-- DATA SEGMENT --
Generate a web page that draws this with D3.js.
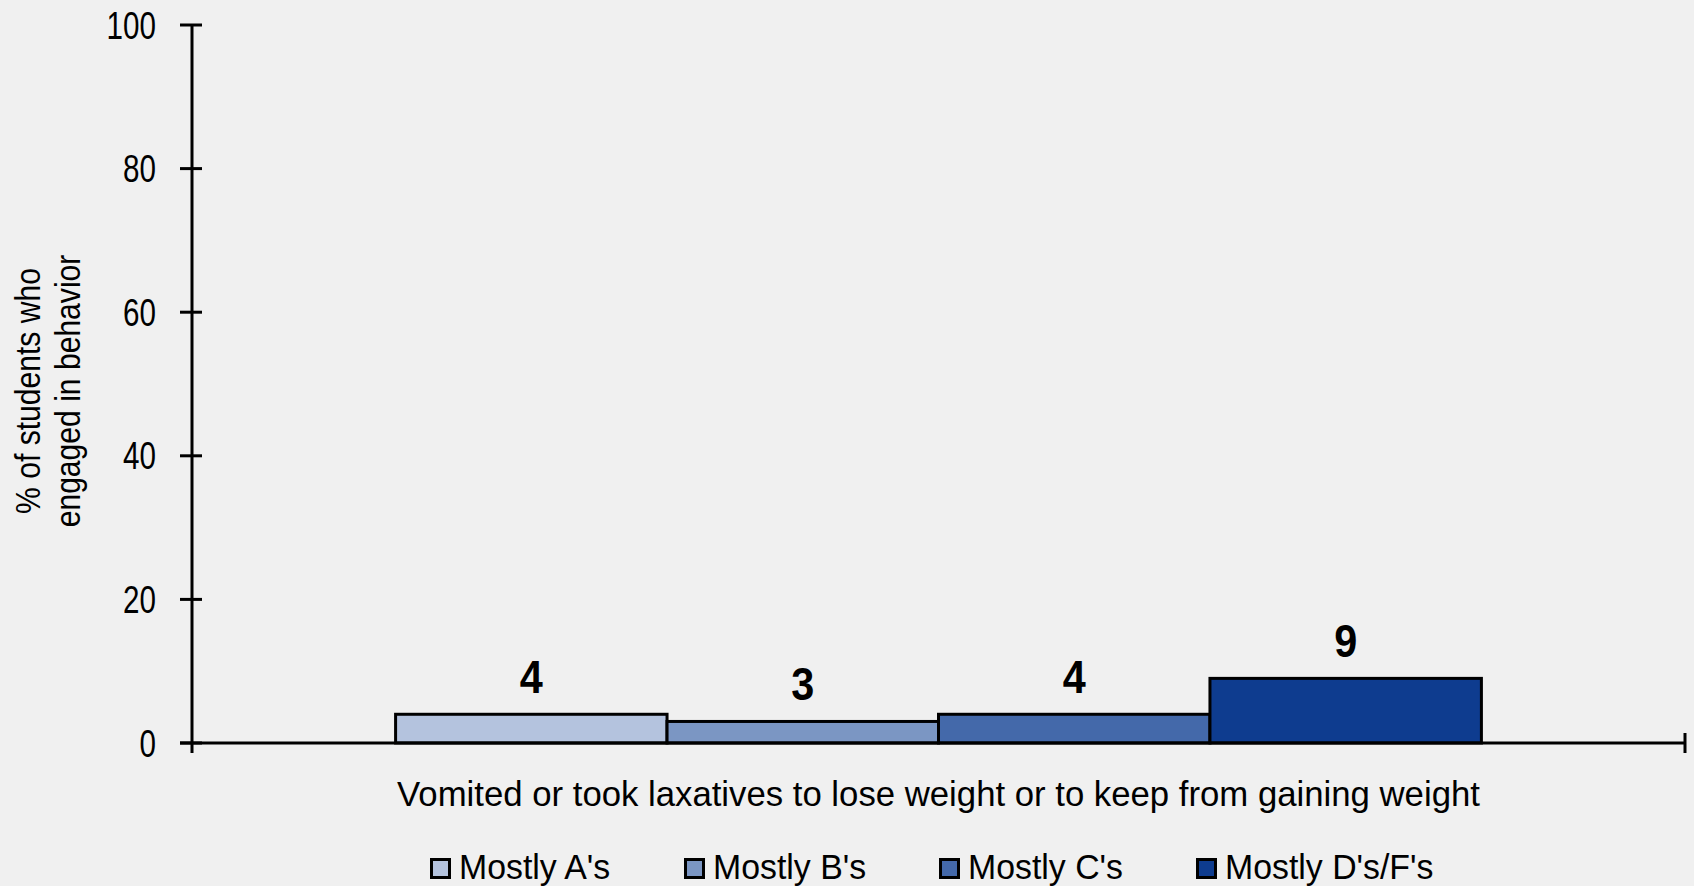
<!DOCTYPE html>
<html>
<head>
<meta charset="utf-8">
<script src="https://cdn.jsdelivr.net/npm/d3@7/dist/d3.min.js"></script>
<style>
  html, body { margin: 0; padding: 0; background: #f0f0f0; }
  svg { display: block; }
  text { font-family: "Liberation Sans", Arial, sans-serif; fill: #000; }
</style>
</head>
<body>
<svg id="chart" width="1694" height="886"></svg>
<script>
// Chart data
const categories = ["Vomited or took laxatives to lose weight or to keep from gaining weight"];
const seriesNames = ["Mostly A's", "Mostly B's", "Mostly C's", "Mostly D's/F's"];
const seriesValues = [4, 3, 4, 9];
const seriesColors = ["#b4c3de", "#7b96c3", "#4469aa", "#0e3c8f"];
const yTicks = [0, 20, 40, 60, 80, 100];
const yTitleLines = ["% of students who", "engaged in behavior"];

const svg = d3.select("#chart");
const W = 1694, H = 886;
svg.append("rect").attr("width", W).attr("height", H).attr("fill", "#f0f0f0");

const plot = { left: 192, right: 1685, top: 25, bottom: 743 };

const y = d3.scaleLinear().domain([0, 100]).range([plot.bottom, plot.top]);
const x0 = d3.scaleBand().domain(categories).range([plot.left, plot.right]).padding(0);
const x1 = d3.scaleBand().domain(seriesNames).range([0, x0.bandwidth()])
  .paddingInner(0).paddingOuter(0.75);

// Condensed text helper: places text at (x, y), squeezed horizontally by sx
function condensedText(parent, x, yPos, sx, str, opts) {
  const g = parent.append("g").attr("transform", `translate(${x},${yPos}) scale(${sx},1)`);
  const t = g.append("text")
    .attr("text-anchor", opts.anchor || "start")
    .attr("font-size", opts.size)
    .attr("font-weight", opts.weight || "normal")
    .attr("dy", opts.dy || 0)
    .text(str);
  return t;
}

// Bars
const group = svg.append("g").attr("transform", `translate(${x0(categories[0])},0)`);
const data = seriesNames.map((s, i) => ({ name: s, value: seriesValues[i], color: seriesColors[i] }));

group.selectAll("rect.bar").data(data).enter().append("rect")
  .attr("class", "bar")
  .attr("x", d => x1(d.name))
  .attr("y", d => y(d.value))
  .attr("width", x1.bandwidth())
  .attr("height", d => y(0) - y(d.value))
  .attr("fill", d => d.color)
  .attr("stroke", "#000")
  .attr("stroke-width", 3);

// Value labels
data.forEach(d => {
  condensedText(group, x1(d.name) + x1.bandwidth() / 2, y(d.value) - 21, 0.9, d.value,
    { anchor: "middle", size: 46, weight: "bold" });
});

// Y axis ticks and labels
const gy = svg.append("g").attr("transform", `translate(${plot.left},0)`);
yTicks.forEach(t => {
  gy.append("line")
    .attr("x1", -12).attr("x2", 10)
    .attr("y1", y(t)).attr("y2", y(t))
    .attr("stroke", "#000").attr("stroke-width", 3);
  condensedText(gy, -36, y(t), 0.76, t, { anchor: "end", size: 39, dy: "0.35em" });
});
gy.append("line")
  .attr("x1", 0).attr("x2", 0)
  .attr("y1", y(100)).attr("y2", plot.bottom + 10)
  .attr("stroke", "#000").attr("stroke-width", 3);

// X axis
svg.append("line")
  .attr("x1", plot.left - 12).attr("x2", plot.right)
  .attr("y1", plot.bottom).attr("y2", plot.bottom)
  .attr("stroke", "#000").attr("stroke-width", 3);
svg.append("line")
  .attr("x1", plot.right).attr("x2", plot.right)
  .attr("y1", plot.bottom - 10).attr("y2", plot.bottom + 10)
  .attr("stroke", "#000").attr("stroke-width", 3);

// Category label
condensedText(svg, x0(categories[0]) + x0.bandwidth() / 2, 806, 0.965, categories[0],
  { anchor: "middle", size: 36 });

// Y axis title (two lines, rotated)
const yTitle = svg.append("text")
  .attr("transform", "translate(0,391) rotate(-90) scale(0.86,1)")
  .attr("text-anchor", "middle")
  .attr("font-size", 35);
yTitle.selectAll("tspan").data(yTitleLines).enter().append("tspan")
  .attr("x", 0)
  .attr("y", (d, i) => i === 0 ? 40 : 80)
  .text(d => d);

// Legend
const legendX = [430, 684, 939, 1196];
const legend = svg.append("g");
data.forEach((d, i) => {
  const item = legend.append("g").attr("transform", `translate(${legendX[i]},858)`);
  item.append("rect")
    .attr("x", 1.5).attr("y", 1.5)
    .attr("width", 18).attr("height", 18)
    .attr("fill", d.color)
    .attr("stroke", "#000").attr("stroke-width", 3);
  condensedText(item, 29, 21, 0.94, d.name, { size: 36 });
});
</script>
</body>
</html>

-- REQUIRED WORK --
Extract every line of the data exactly; pictures stay out.

-- FULL SOLUTION --
Generate a web page that draws this with D3.js.
<!DOCTYPE html>
<html>
<head>
<meta charset="utf-8">
<script src="https://cdn.jsdelivr.net/npm/d3@7/dist/d3.min.js"></script>
<style>
  html, body { margin: 0; padding: 0; background: #f0f0f0; }
  svg { display: block; }
  text { font-family: "Liberation Sans", Arial, sans-serif; fill: #000; }
</style>
</head>
<body>
<svg id="chart" width="1694" height="886"></svg>
<script>
// Chart data
const categories = ["Vomited or took laxatives to lose weight or to keep from gaining weight"];
const seriesNames = ["Mostly A's", "Mostly B's", "Mostly C's", "Mostly D's/F's"];
const seriesValues = [4, 3, 4, 9];
const seriesColors = ["#b4c3de", "#7b96c3", "#4469aa", "#0e3c8f"];
const yTicks = [0, 20, 40, 60, 80, 100];
const yTitleLines = ["% of students who", "engaged in behavior"];

const svg = d3.select("#chart");
const W = 1694, H = 886;
svg.append("rect").attr("width", W).attr("height", H).attr("fill", "#f0f0f0");

const plot = { left: 192, right: 1685, top: 25, bottom: 743 };

const y = d3.scaleLinear().domain([0, 100]).range([plot.bottom, plot.top]);
const x0 = d3.scaleBand().domain(categories).range([plot.left, plot.right]).padding(0);
const x1 = d3.scaleBand().domain(seriesNames).range([0, x0.bandwidth()])
  .paddingInner(0).paddingOuter(0.75);

// Condensed text helper: places text at (x, y), squeezed horizontally by sx
function condensedText(parent, x, yPos, sx, str, opts) {
  const g = parent.append("g").attr("transform", `translate(${x},${yPos}) scale(${sx},1)`);
  const t = g.append("text")
    .attr("text-anchor", opts.anchor || "start")
    .attr("font-size", opts.size)
    .attr("font-weight", opts.weight || "normal")
    .attr("dy", opts.dy || 0)
    .text(str);
  return t;
}

// Bars
const group = svg.append("g").attr("transform", `translate(${x0(categories[0])},0)`);
const data = seriesNames.map((s, i) => ({ name: s, value: seriesValues[i], color: seriesColors[i] }));

group.selectAll("rect.bar").data(data).enter().append("rect")
  .attr("class", "bar")
  .attr("x", d => x1(d.name))
  .attr("y", d => y(d.value))
  .attr("width", x1.bandwidth())
  .attr("height", d => y(0) - y(d.value))
  .attr("fill", d => d.color)
  .attr("stroke", "#000")
  .attr("stroke-width", 3);

// Value labels
data.forEach(d => {
  condensedText(group, x1(d.name) + x1.bandwidth() / 2, y(d.value) - 21, 0.9, d.value,
    { anchor: "middle", size: 46, weight: "bold" });
});

// Y axis ticks and labels
const gy = svg.append("g").attr("transform", `translate(${plot.left},0)`);
yTicks.forEach(t => {
  gy.append("line")
    .attr("x1", -12).attr("x2", 10)
    .attr("y1", y(t)).attr("y2", y(t))
    .attr("stroke", "#000").attr("stroke-width", 3);
  condensedText(gy, -36, y(t), 0.76, t, { anchor: "end", size: 39, dy: "0.35em" });
});
gy.append("line")
  .attr("x1", 0).attr("x2", 0)
  .attr("y1", y(100)).attr("y2", plot.bottom + 10)
  .attr("stroke", "#000").attr("stroke-width", 3);

// X axis
svg.append("line")
  .attr("x1", plot.left - 12).attr("x2", plot.right)
  .attr("y1", plot.bottom).attr("y2", plot.bottom)
  .attr("stroke", "#000").attr("stroke-width", 3);
svg.append("line")
  .attr("x1", plot.right).attr("x2", plot.right)
  .attr("y1", plot.bottom - 10).attr("y2", plot.bottom + 10)
  .attr("stroke", "#000").attr("stroke-width", 3);

// Category label
condensedText(svg, x0(categories[0]) + x0.bandwidth() / 2, 806, 0.965, categories[0],
  { anchor: "middle", size: 36 });

// Y axis title (two lines, rotated)
const yTitle = svg.append("text")
  .attr("transform", "translate(0,391) rotate(-90) scale(0.86,1)")
  .attr("text-anchor", "middle")
  .attr("font-size", 35);
yTitle.selectAll("tspan").data(yTitleLines).enter().append("tspan")
  .attr("x", 0)
  .attr("y", (d, i) => i === 0 ? 40 : 80)
  .text(d => d);

// Legend
const legendX = [430, 684, 939, 1196];
const legend = svg.append("g");
data.forEach((d, i) => {
  const item = legend.append("g").attr("transform", `translate(${legendX[i]},858)`);
  item.append("rect")
    .attr("x", 1.5).attr("y", 1.5)
    .attr("width", 18).attr("height", 18)
    .attr("fill", d.color)
    .attr("stroke", "#000").attr("stroke-width", 3);
  condensedText(item, 29, 21, 0.94, d.name, { size: 36 });
});
</script>
</body>
</html>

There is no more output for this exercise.